→ **SHORT EXERCISE**
Give every line below again, exactly.

→ **COLLECTED MATERIAL**
START

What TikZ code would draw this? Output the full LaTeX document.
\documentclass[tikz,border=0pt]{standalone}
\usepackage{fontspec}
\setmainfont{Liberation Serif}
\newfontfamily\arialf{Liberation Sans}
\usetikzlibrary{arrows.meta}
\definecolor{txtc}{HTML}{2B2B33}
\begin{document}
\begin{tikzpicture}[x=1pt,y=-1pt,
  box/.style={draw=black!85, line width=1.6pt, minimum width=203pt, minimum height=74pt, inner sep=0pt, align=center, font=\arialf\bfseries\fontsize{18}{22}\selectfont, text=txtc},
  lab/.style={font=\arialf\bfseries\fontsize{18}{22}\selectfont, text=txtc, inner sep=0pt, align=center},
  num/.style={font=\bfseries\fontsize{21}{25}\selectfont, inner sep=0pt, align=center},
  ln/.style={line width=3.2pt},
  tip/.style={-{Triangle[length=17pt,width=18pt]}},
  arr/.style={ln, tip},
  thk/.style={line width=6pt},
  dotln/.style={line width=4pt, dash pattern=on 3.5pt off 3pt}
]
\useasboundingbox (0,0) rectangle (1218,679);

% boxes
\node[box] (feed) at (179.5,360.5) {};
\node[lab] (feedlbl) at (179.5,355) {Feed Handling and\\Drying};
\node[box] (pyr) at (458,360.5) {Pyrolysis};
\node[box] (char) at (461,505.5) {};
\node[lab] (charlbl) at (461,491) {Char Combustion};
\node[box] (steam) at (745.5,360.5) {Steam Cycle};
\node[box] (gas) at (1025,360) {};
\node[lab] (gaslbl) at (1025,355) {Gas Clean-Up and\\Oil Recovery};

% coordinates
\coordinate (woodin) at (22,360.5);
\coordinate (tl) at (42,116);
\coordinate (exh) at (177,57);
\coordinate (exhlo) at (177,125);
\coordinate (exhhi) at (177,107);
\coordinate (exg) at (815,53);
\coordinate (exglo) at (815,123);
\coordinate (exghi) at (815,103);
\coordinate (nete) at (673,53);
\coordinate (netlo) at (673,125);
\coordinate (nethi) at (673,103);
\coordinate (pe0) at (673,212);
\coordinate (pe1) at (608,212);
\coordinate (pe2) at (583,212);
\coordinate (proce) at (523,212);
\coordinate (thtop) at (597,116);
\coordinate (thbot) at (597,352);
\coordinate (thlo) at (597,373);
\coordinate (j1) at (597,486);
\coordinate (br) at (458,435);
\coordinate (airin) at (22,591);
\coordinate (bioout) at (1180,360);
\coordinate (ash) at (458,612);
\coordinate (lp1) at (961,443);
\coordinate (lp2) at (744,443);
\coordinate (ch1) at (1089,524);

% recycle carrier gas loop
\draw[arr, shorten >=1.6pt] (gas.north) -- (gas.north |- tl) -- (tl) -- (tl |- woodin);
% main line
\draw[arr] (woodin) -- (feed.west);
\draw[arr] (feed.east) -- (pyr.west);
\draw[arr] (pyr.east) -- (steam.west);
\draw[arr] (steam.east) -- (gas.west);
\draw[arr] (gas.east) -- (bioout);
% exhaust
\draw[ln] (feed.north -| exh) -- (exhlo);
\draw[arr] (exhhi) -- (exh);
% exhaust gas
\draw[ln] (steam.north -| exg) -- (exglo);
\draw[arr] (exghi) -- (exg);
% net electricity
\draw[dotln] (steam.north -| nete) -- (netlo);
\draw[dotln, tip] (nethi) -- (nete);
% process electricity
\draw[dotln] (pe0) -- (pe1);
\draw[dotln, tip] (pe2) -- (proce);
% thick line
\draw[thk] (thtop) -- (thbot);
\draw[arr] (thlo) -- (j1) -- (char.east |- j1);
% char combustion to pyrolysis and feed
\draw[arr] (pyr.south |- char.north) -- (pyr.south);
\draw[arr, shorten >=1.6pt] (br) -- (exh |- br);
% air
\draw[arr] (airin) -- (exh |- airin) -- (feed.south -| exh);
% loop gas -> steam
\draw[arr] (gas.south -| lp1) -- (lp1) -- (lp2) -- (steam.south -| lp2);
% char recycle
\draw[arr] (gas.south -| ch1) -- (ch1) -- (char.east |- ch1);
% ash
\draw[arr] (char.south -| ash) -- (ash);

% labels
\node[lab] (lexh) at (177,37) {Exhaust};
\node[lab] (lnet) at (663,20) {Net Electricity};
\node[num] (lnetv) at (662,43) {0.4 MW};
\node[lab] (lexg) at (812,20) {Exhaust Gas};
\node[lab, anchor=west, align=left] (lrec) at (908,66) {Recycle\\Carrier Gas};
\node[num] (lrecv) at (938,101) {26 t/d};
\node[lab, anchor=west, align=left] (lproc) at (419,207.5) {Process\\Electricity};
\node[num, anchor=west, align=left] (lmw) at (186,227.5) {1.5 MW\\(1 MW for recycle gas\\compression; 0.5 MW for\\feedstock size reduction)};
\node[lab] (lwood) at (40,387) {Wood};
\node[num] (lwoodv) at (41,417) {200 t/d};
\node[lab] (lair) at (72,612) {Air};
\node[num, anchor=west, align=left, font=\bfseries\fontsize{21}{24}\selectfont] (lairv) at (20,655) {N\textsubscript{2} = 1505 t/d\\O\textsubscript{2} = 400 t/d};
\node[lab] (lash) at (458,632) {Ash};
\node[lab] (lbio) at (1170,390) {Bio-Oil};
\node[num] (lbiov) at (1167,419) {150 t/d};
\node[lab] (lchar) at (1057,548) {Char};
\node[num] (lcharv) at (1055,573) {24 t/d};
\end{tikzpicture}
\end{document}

END

→ **COMPLETE RESPONSE**
What TikZ code would draw this? Output the full LaTeX document.
\documentclass[tikz,border=0pt]{standalone}
\usepackage{fontspec}
\setmainfont{Liberation Serif}
\newfontfamily\arialf{Liberation Sans}
\usetikzlibrary{arrows.meta}
\definecolor{txtc}{HTML}{2B2B33}
\begin{document}
\begin{tikzpicture}[x=1pt,y=-1pt,
  box/.style={draw=black!85, line width=1.6pt, minimum width=203pt, minimum height=74pt, inner sep=0pt, align=center, font=\arialf\bfseries\fontsize{18}{22}\selectfont, text=txtc},
  lab/.style={font=\arialf\bfseries\fontsize{18}{22}\selectfont, text=txtc, inner sep=0pt, align=center},
  num/.style={font=\bfseries\fontsize{21}{25}\selectfont, inner sep=0pt, align=center},
  ln/.style={line width=3.2pt},
  tip/.style={-{Triangle[length=17pt,width=18pt]}},
  arr/.style={ln, tip},
  thk/.style={line width=6pt},
  dotln/.style={line width=4pt, dash pattern=on 3.5pt off 3pt}
]
\useasboundingbox (0,0) rectangle (1218,679);

% boxes
\node[box] (feed) at (179.5,360.5) {};
\node[lab] (feedlbl) at (179.5,355) {Feed Handling and\\Drying};
\node[box] (pyr) at (458,360.5) {Pyrolysis};
\node[box] (char) at (461,505.5) {};
\node[lab] (charlbl) at (461,491) {Char Combustion};
\node[box] (steam) at (745.5,360.5) {Steam Cycle};
\node[box] (gas) at (1025,360) {};
\node[lab] (gaslbl) at (1025,355) {Gas Clean-Up and\\Oil Recovery};

% coordinates
\coordinate (woodin) at (22,360.5);
\coordinate (tl) at (42,116);
\coordinate (exh) at (177,57);
\coordinate (exhlo) at (177,125);
\coordinate (exhhi) at (177,107);
\coordinate (exg) at (815,53);
\coordinate (exglo) at (815,123);
\coordinate (exghi) at (815,103);
\coordinate (nete) at (673,53);
\coordinate (netlo) at (673,125);
\coordinate (nethi) at (673,103);
\coordinate (pe0) at (673,212);
\coordinate (pe1) at (608,212);
\coordinate (pe2) at (583,212);
\coordinate (proce) at (523,212);
\coordinate (thtop) at (597,116);
\coordinate (thbot) at (597,352);
\coordinate (thlo) at (597,373);
\coordinate (j1) at (597,486);
\coordinate (br) at (458,435);
\coordinate (airin) at (22,591);
\coordinate (bioout) at (1180,360);
\coordinate (ash) at (458,612);
\coordinate (lp1) at (961,443);
\coordinate (lp2) at (744,443);
\coordinate (ch1) at (1089,524);

% recycle carrier gas loop
\draw[arr, shorten >=1.6pt] (gas.north) -- (gas.north |- tl) -- (tl) -- (tl |- woodin);
% main line
\draw[arr] (woodin) -- (feed.west);
\draw[arr] (feed.east) -- (pyr.west);
\draw[arr] (pyr.east) -- (steam.west);
\draw[arr] (steam.east) -- (gas.west);
\draw[arr] (gas.east) -- (bioout);
% exhaust
\draw[ln] (feed.north -| exh) -- (exhlo);
\draw[arr] (exhhi) -- (exh);
% exhaust gas
\draw[ln] (steam.north -| exg) -- (exglo);
\draw[arr] (exghi) -- (exg);
% net electricity
\draw[dotln] (steam.north -| nete) -- (netlo);
\draw[dotln, tip] (nethi) -- (nete);
% process electricity
\draw[dotln] (pe0) -- (pe1);
\draw[dotln, tip] (pe2) -- (proce);
% thick line
\draw[thk] (thtop) -- (thbot);
\draw[arr] (thlo) -- (j1) -- (char.east |- j1);
% char combustion to pyrolysis and feed
\draw[arr] (pyr.south |- char.north) -- (pyr.south);
\draw[arr, shorten >=1.6pt] (br) -- (exh |- br);
% air
\draw[arr] (airin) -- (exh |- airin) -- (feed.south -| exh);
% loop gas -> steam
\draw[arr] (gas.south -| lp1) -- (lp1) -- (lp2) -- (steam.south -| lp2);
% char recycle
\draw[arr] (gas.south -| ch1) -- (ch1) -- (char.east |- ch1);
% ash
\draw[arr] (char.south -| ash) -- (ash);

% labels
\node[lab] (lexh) at (177,37) {Exhaust};
\node[lab] (lnet) at (663,20) {Net Electricity};
\node[num] (lnetv) at (662,43) {0.4 MW};
\node[lab] (lexg) at (812,20) {Exhaust Gas};
\node[lab, anchor=west, align=left] (lrec) at (908,66) {Recycle\\Carrier Gas};
\node[num] (lrecv) at (938,101) {26 t/d};
\node[lab, anchor=west, align=left] (lproc) at (419,207.5) {Process\\Electricity};
\node[num, anchor=west, align=left] (lmw) at (186,227.5) {1.5 MW\\(1 MW for recycle gas\\compression; 0.5 MW for\\feedstock size reduction)};
\node[lab] (lwood) at (40,387) {Wood};
\node[num] (lwoodv) at (41,417) {200 t/d};
\node[lab] (lair) at (72,612) {Air};
\node[num, anchor=west, align=left, font=\bfseries\fontsize{21}{24}\selectfont] (lairv) at (20,655) {N\textsubscript{2} = 1505 t/d\\O\textsubscript{2} = 400 t/d};
\node[lab] (lash) at (458,632) {Ash};
\node[lab] (lbio) at (1170,390) {Bio-Oil};
\node[num] (lbiov) at (1167,419) {150 t/d};
\node[lab] (lchar) at (1057,548) {Char};
\node[num] (lcharv) at (1055,573) {24 t/d};
\end{tikzpicture}
\end{document}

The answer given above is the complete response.